July is Cold/Iced Tea Month


Happy July! In the USA it's officially Cold/Iced Tea Month, although (tsk, tsk) you won't find info about this important month-long phenomenon on the website of the Tea Association of the USA. So I'm here to let you know that YES it's really Cold/Iced Tea Month, all month, all over the country. Golly!

To celebrate such a momentous thing, I'm going to bend your ear (or eye) a moment to remind you how to make cold-infused tea:
1. Take a clean glass jar, such as a Mason jar, with a tight-fitting lid
2. Put tea into the jar: loose tea on its own, or loose tea in a pouch or infuser, or some teabags (quantity discussed below)
3. Add really lovely water: good tap water, or bottled, or pre-boiled and cooled -- water is so important, and what is tea if not flavored water?
4. Close the jar tightly, place it in the 'fridge for at least 4 hours, or overnight
5. Remove tea leaves from jar (alternately strain tea into another clean jar); dilute your cold tea to taste and serve with or without ice.

Ç'est tout, mes amis. Drink and be happy.

We are frequently asked how much tea to use for cold-infusing, and I hesitate to prescribe exact amounts because your preference may not be the same as mine, and if I tell you "do this" and you hate it, you will hate me. I will encourage you, as I always try to do, to use your fabulous senses to discover how strong or subtle a flavor you like, write down or remember what you do that works, and do the same again next time. That, by the way, is True Tea Independence, and since it's only 2 more days until Independence Day, it's altogether appropriate.

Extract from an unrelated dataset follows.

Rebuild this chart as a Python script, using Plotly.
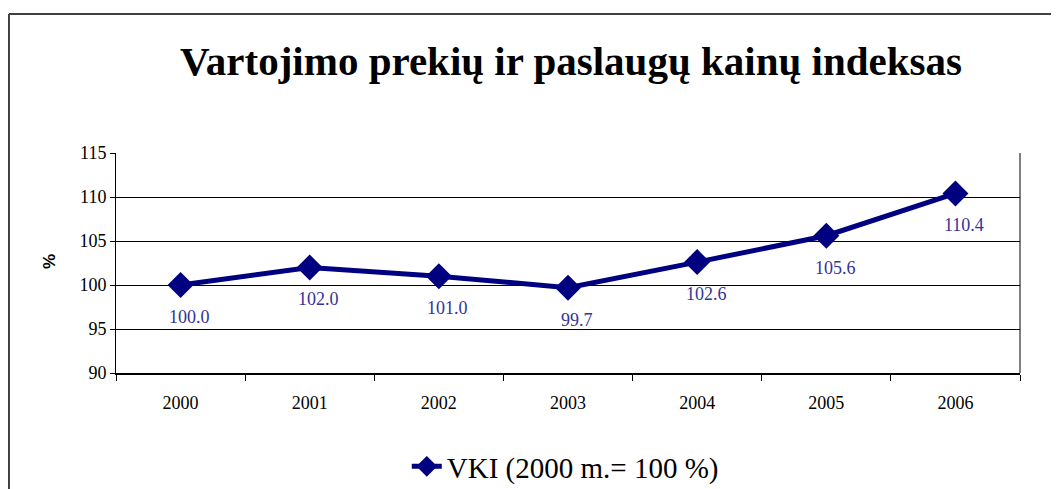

We highly recommend the use of O-Cha Pack infusion pouches, which you can order from Trixie if your local Asian grocery store doesn't have them in stock.

I'm off to fill a couple of Mason jars (yes of COURSE with tea),
sending you all my tea-ish affection,
xo, Dustin
p.s. Cold-infused tea tastes more mild (less tannic) than Sun Tea, and according to the gov't it's also safer.